Sometimes it's tempting to say that the more things change, the more they stay the same. In the 1770s, Americans protested British taxes levied after a war in which Britain fought to defend her American colonists. In 2009, some Americans drew on the imagery and rhetoric of those earlier protests and held "tea parties" bemoaning Obama's plans for healthcare reform. The history of American as an independent nation is thus bookended by protests against two of the least objectionable taxes ever proposed. (Not that health care reform amounts to anything more than a redistribution of profits for the bourgeoisie.) In light of this, it would be easy to fall for the idea that America is and always has been marked by hyper-individualism and stinginess.
David Freeman Hawke's Everyday Life in Early America provides a counterpoint to such a view. This is not a work of special scholarly merit. It was written for popular audiences and is merely a synthesis of the research of many other scholars. However, in addition to being a book I recently finished (the primary reason I'm discussing it), it does an excellent job of providing a look at an American society that was quite different from ours today, which drives home the point that the past is a foreign country; they do things differently there.
Hawke begins by describing the world of the Englishmen that came to America. He points out that in many places in 17th century Britain, many farmers still tended land in common. Moreover,
youngsters were taught the medieval notion that what they did reflected first on the family, then rippled out to affect the entire community. Whether they became craftsmen, merchants, or farmers, they knew from youth that no man was an island, that their lives and actions were inextricably involved with the welfare of the community. Town fathers regulated the products that citizens brought to market -- judging the quality, the weight, the justness of the price -- and no one questioned their right to do so. (This is not to say that cheating did not prevail; ideals seldom flourish in everyday life.) When someone died in a seventeenth-century English village, no one needed an explication of John Donne's lines, "Do not send to ask for whom the bells toll. It tolls for thee." (p. 8)
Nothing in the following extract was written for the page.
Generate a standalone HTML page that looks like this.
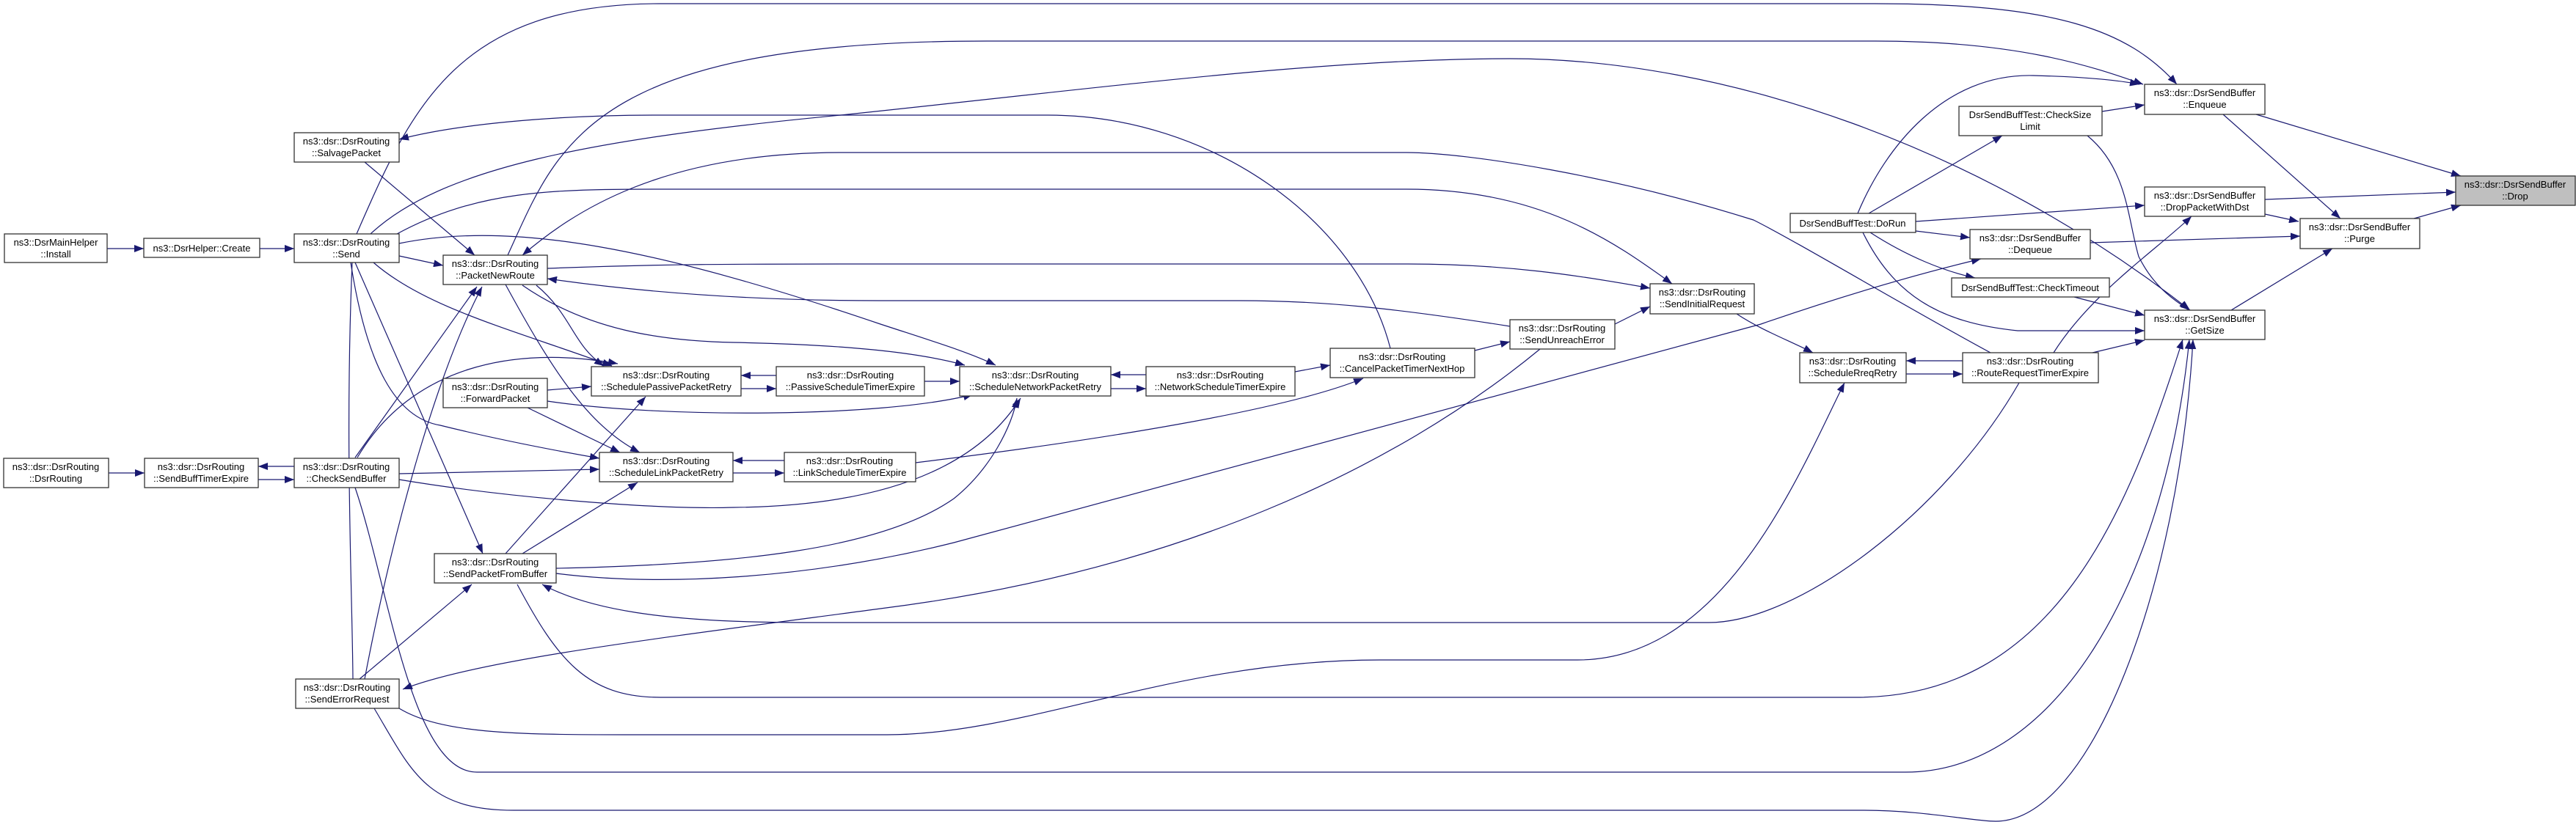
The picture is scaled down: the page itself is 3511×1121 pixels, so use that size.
<!DOCTYPE html>
<html><head><meta charset="utf-8"><style>
html,body{margin:0;padding:0;background:#fff;}
svg{display:block;}
text{font-family:"Liberation Sans",Arial,sans-serif;font-size:13px;fill:#000;}
.e{fill:none;stroke:#191970;stroke-width:1.2;}
.n{fill:#fff;stroke:#333;stroke-width:1.3;}
</style></head><body>
<svg width="3511" height="1121" viewBox="0 0 3511 1121" xmlns="http://www.w3.org/2000/svg">
<defs>
<marker id="a" markerUnits="userSpaceOnUse" markerWidth="14" markerHeight="10" refX="13" refY="5" orient="auto">
<path d="M0,0 L13,5 L0,10 z" fill="#191970"/>
</marker>
</defs>
<g class="e" marker-end="url(#a)">
<path d="M146,339 L196,339"/>
<path d="M354,339 L401,339"/>
<path d="M544,349 L604,362"/>
<path d="M497,221 L647,348"/>
<path d="M509,358 C580,420 700,450 834,499"/>
<path d="M478,358 C500,500 540,570 600,580 C680,600 760,615 817,625"/>
<path d="M484,358 L658,755"/>
<path d="M486,319 C560,150 620,5 900,5 L2556,5 C2800,5 2900,40 2967,115"/>
<path d="M692,348 C760,200 800,56 1345,56 L2556,56 C2750,56 2850,90 2921,115"/>
<path d="M505,319 C600,230 800,190 1146,157 C1500,120 1800,80 2058,80 C2350,80 2700,200 2985,423"/>
<path d="M1895,475 C1850,300 1650,157 1428,157 L897,157 C750,157 620,170 544,190"/>
<path d="M541,319 C650,260 750,258 897,258 L1917,258 C2100,258 2200,330 2279,387"/>
<path d="M2713,481 C2600,420 2450,330 2390,300 C2200,240 2000,208 1917,208 L1146,208 C900,208 780,290 712,348"/>
<path d="M746,366 C900,360 1000,360 1200,360 L1919,360 C2050,360 2150,375 2249,393"/>
<path d="M2058,445 C1900,420 1800,410 1690,410 L1200,410 C1000,410 850,395 746,380"/>
<path d="M544,332 C700,300 900,340 1200,442 C1270,465 1320,480 1357,498"/>
<path d="M712,389 C800,450 900,465 1000,467 C1150,470 1250,480 1315,498"/>
<path d="M746,547 C900,570 1200,570 1326,538"/>
<path d="M544,654 C700,680 900,695 1000,692 C1200,690 1330,640 1391,543"/>
<path d="M758,775 C1000,770 1200,750 1300,680 C1350,640 1380,580 1386,543"/>
<path d="M758,782 C900,800 1100,790 1300,740 L2400,442 C2550,390 2650,365 2700,353"/>
<path d="M2099,476 C1900,640 1600,780 1200,830 C900,870 650,900 549,940"/>
<path d="M1260,520 L1308,520"/>
<path d="M1058,512 L1010,512"/>
<path d="M1010,530 L1058,530"/>
<path d="M1562,511 L1514,511"/>
<path d="M1514,530 L1562,530"/>
<path d="M1765,507 L1813,498"/>
<path d="M2010,478 L2058,466"/>
<path d="M2201,442 L2249,418"/>
<path d="M1069,628 L999,628"/>
<path d="M999,645 L1069,645"/>
<path d="M1248,631 C1500,600 1750,560 1858,516"/>
<path d="M401,636 L352,636"/>
<path d="M352,654 L401,654"/>
<path d="M148,645 L197,645"/>
<path d="M544,646 L817,640"/>
<path d="M689,388 C750,500 800,580 872,617"/>
<path d="M731,389 C780,430 780,470 823,499"/>
<path d="M484,624 L650,391"/>
<path d="M487,624 C560,500 700,470 842,496"/>
<path d="M746,532 L806,527"/>
<path d="M719,556 L845,617"/>
<path d="M689,755 L880,541"/>
<path d="M712,755 L869,658"/>
<path d="M497,926 C540,700 600,500 657,391"/>
<path d="M490,926 L643,797"/>
<path d="M484,665 C530,800 560,1053 650,1053 L2597,1053 C2800,1053 2950,800 2984,463"/>
<path d="M510,966 C560,1050 580,1105 700,1105 L2541,1105 C2620,1105 2690,1120 2720,1120 C2850,1120 2970,800 2989,463"/>
<path d="M705,797 C760,900 800,951 900,951 L2530,951 C2800,951 2900,700 2975,463"/>
<path d="M2752,522 C2650,700 2450,849 2329,849 L1097,849 C900,849 800,830 739,797"/>
<path d="M544,966 C600,1000 700,1002 851,1002 L1209,1002 C1400,1002 1600,900 1881,900 L2150,900 C2350,900 2450,650 2514,522"/>
<path d="M2367,428 C2400,450 2440,465 2471,481"/>
<path d="M2675,492 L2598,492"/>
<path d="M2598,510 L2675,510"/>
<path d="M2799,481 C2850,400 2940,340 2987,295"/>
<path d="M2852,481 L2923,464"/>
<path d="M2827,405 L2923,430"/>
<path d="M2539,317 C2580,400 2640,440 2750,451 L2923,451"/>
<path d="M2549,317 C2600,350 2650,370 2692,379"/>
<path d="M2611,315 L2685,324"/>
<path d="M2611,302 L2923,280"/>
<path d="M2547,291 L2729,185"/>
<path d="M2532,291 C2570,200 2650,100 2771,103 C2850,105 2890,110 2916,115"/>
<path d="M2865,152 L2923,143"/>
<path d="M2845,185 C2900,230 2900,300 2915,350 C2940,400 2975,415 2983,423"/>
<path d="M3030,156 L3190,298"/>
<path d="M3075,156 L3354,240"/>
<path d="M3087,272 L3347,262"/>
<path d="M3087,292 L3133,302"/>
<path d="M2849,331 L3135,322"/>
<path d="M3041,423 L3179,339"/>
<path d="M3290,298 L3354,280"/>
</g>
<path class="e" d="M480,358 C470,600 480,800 481,926"/>

<g>
<rect class="n" x="6" y="319" width="140" height="39"/><text x="76" y="335" text-anchor="middle">ns3::DsrMainHelper</text><text x="76" y="351" text-anchor="middle">::Install</text>
<rect class="n" x="196" y="325" width="158" height="26"/><text x="275" y="343" text-anchor="middle">ns3::DsrHelper::Create</text>
<rect class="n" x="401" y="319" width="143" height="39"/><text x="472" y="335" text-anchor="middle">ns3::dsr::DsrRouting</text><text x="472" y="351" text-anchor="middle">::Send</text>
<rect class="n" x="401" y="181" width="143" height="40"/><text x="472" y="197" text-anchor="middle">ns3::dsr::DsrRouting</text><text x="472" y="213" text-anchor="middle">::SalvagePacket</text>
<rect class="n" x="604" y="348" width="142" height="40"/><text x="675" y="364" text-anchor="middle">ns3::dsr::DsrRouting</text><text x="675" y="380" text-anchor="middle">::PacketNewRoute</text>
<rect class="n" x="806" y="500" width="204" height="40"/><text x="908" y="516" text-anchor="middle">ns3::dsr::DsrRouting</text><text x="908" y="532" text-anchor="middle">::SchedulePassivePacketRetry</text>
<rect class="n" x="1058" y="500" width="202" height="40"/><text x="1159" y="516" text-anchor="middle">ns3::dsr::DsrRouting</text><text x="1159" y="532" text-anchor="middle">::PassiveScheduleTimerExpire</text>
<rect class="n" x="604" y="516" width="142" height="40"/><text x="675" y="532" text-anchor="middle">ns3::dsr::DsrRouting</text><text x="675" y="548" text-anchor="middle">::ForwardPacket</text>
<rect class="n" x="5" y="625" width="143" height="40"/><text x="76" y="641" text-anchor="middle">ns3::dsr::DsrRouting</text><text x="76" y="657" text-anchor="middle">::DsrRouting</text>
<rect class="n" x="197" y="625" width="155" height="40"/><text x="274" y="641" text-anchor="middle">ns3::dsr::DsrRouting</text><text x="274" y="657" text-anchor="middle">::SendBuffTimerExpire</text>
<rect class="n" x="401" y="625" width="143" height="40"/><text x="472" y="641" text-anchor="middle">ns3::dsr::DsrRouting</text><text x="472" y="657" text-anchor="middle">::CheckSendBuffer</text>
<rect class="n" x="817" y="617" width="182" height="40"/><text x="908" y="633" text-anchor="middle">ns3::dsr::DsrRouting</text><text x="908" y="649" text-anchor="middle">::ScheduleLinkPacketRetry</text>
<rect class="n" x="1069" y="617" width="179" height="40"/><text x="1158" y="633" text-anchor="middle">ns3::dsr::DsrRouting</text><text x="1158" y="649" text-anchor="middle">::LinkScheduleTimerExpire</text>
<rect class="n" x="592" y="755" width="166" height="40"/><text x="675" y="771" text-anchor="middle">ns3::dsr::DsrRouting</text><text x="675" y="787" text-anchor="middle">::SendPacketFromBuffer</text>
<rect class="n" x="403" y="926" width="141" height="40"/><text x="473" y="942" text-anchor="middle">ns3::dsr::DsrRouting</text><text x="473" y="958" text-anchor="middle">::SendErrorRequest</text>
<rect class="n" x="1308" y="500" width="206" height="40"/><text x="1411" y="516" text-anchor="middle">ns3::dsr::DsrRouting</text><text x="1411" y="532" text-anchor="middle">::ScheduleNetworkPacketRetry</text>
<rect class="n" x="1562" y="500" width="203" height="40"/><text x="1663" y="516" text-anchor="middle">ns3::dsr::DsrRouting</text><text x="1663" y="532" text-anchor="middle">::NetworkScheduleTimerExpire</text>
<rect class="n" x="1813" y="475" width="197" height="40"/><text x="1911" y="491" text-anchor="middle">ns3::dsr::DsrRouting</text><text x="1911" y="507" text-anchor="middle">::CancelPacketTimerNextHop</text>
<rect class="n" x="2058" y="436" width="143" height="40"/><text x="2129" y="452" text-anchor="middle">ns3::dsr::DsrRouting</text><text x="2129" y="468" text-anchor="middle">::SendUnreachError</text>
<rect class="n" x="2249" y="387" width="142" height="41"/><text x="2320" y="403" text-anchor="middle">ns3::dsr::DsrRouting</text><text x="2320" y="419" text-anchor="middle">::SendInitialRequest</text>
<rect class="n" x="2923" y="115" width="164" height="41"/><text x="3005" y="131" text-anchor="middle">ns3::dsr::DsrSendBuffer</text><text x="3005" y="147" text-anchor="middle">::Enqueue</text>
<rect class="n" x="2670" y="145" width="195" height="40"/><text x="2767" y="161" text-anchor="middle">DsrSendBuffTest::CheckSize</text><text x="2767" y="177" text-anchor="middle">Limit</text>
<rect x="3347" y="240" width="163" height="40" fill="#bfbfbf" stroke="#333" stroke-width="1.3"/><text x="3428" y="256" text-anchor="middle">ns3::dsr::DsrSendBuffer</text><text x="3428" y="272" text-anchor="middle">::Drop</text>
<rect class="n" x="2923" y="255" width="164" height="40"/><text x="3005" y="271" text-anchor="middle">ns3::dsr::DsrSendBuffer</text><text x="3005" y="287" text-anchor="middle">::DropPacketWithDst</text>
<rect class="n" x="2440" y="291" width="171" height="26"/><text x="2525" y="309" text-anchor="middle">DsrSendBuffTest::DoRun</text>
<rect class="n" x="3135" y="298" width="163" height="41"/><text x="3216" y="314" text-anchor="middle">ns3::dsr::DsrSendBuffer</text><text x="3216" y="330" text-anchor="middle">::Purge</text>
<rect class="n" x="2685" y="313" width="164" height="40"/><text x="2767" y="329" text-anchor="middle">ns3::dsr::DsrSendBuffer</text><text x="2767" y="345" text-anchor="middle">::Dequeue</text>
<rect class="n" x="2660" y="379" width="215" height="26"/><text x="2767" y="397" text-anchor="middle">DsrSendBuffTest::CheckTimeout</text>
<rect class="n" x="2923" y="423" width="164" height="40"/><text x="3005" y="439" text-anchor="middle">ns3::dsr::DsrSendBuffer</text><text x="3005" y="455" text-anchor="middle">::GetSize</text>
<rect class="n" x="2453" y="481" width="145" height="41"/><text x="2525" y="497" text-anchor="middle">ns3::dsr::DsrRouting</text><text x="2525" y="513" text-anchor="middle">::ScheduleRreqRetry</text>
<rect class="n" x="2675" y="481" width="185" height="41"/><text x="2767" y="497" text-anchor="middle">ns3::dsr::DsrRouting</text><text x="2767" y="513" text-anchor="middle">::RouteRequestTimerExpire</text>
</g>
</svg>
</body></html>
In some parts of America (specifically East Hampton, Long Island) community life persisted in much the same way:
All things considered, the life of the town was corporate to a remarkable degree. The citizens were indeed a body, each one integrated into part of the larger whole. Experience came to them in, and by, and through the group; literally and figuratively, they lived in each other's presence. Their houses lay huddled together along a single street. Their field-lots were scattered in every direction -- two acres here, four acres there, but always among a bevy of neighbors. They accepted common tasks and they shared both good and bad fortune. They worked together, they worshiped together, governed together. (p. 20-21, quoting John Demos)
The "profit motive" that the defenders of capitalism present as innate and eternal was little-known in the North:
there was little innovative, risk-taking behavior; there was no determined pursuit of profit. Indeed, the account books of these farm families indicate that they invariably chose the security of diversified production rather than hire labor to produce more wheat or to specialize in milk production. Economic gain was important to these men and women, yet it was not their dominant value. It was subordinate to (or encompassed by) two other goals: the yearly subsistence and the long-run financial security of the family unit. (p. 42-43, quoting James A. Henretta)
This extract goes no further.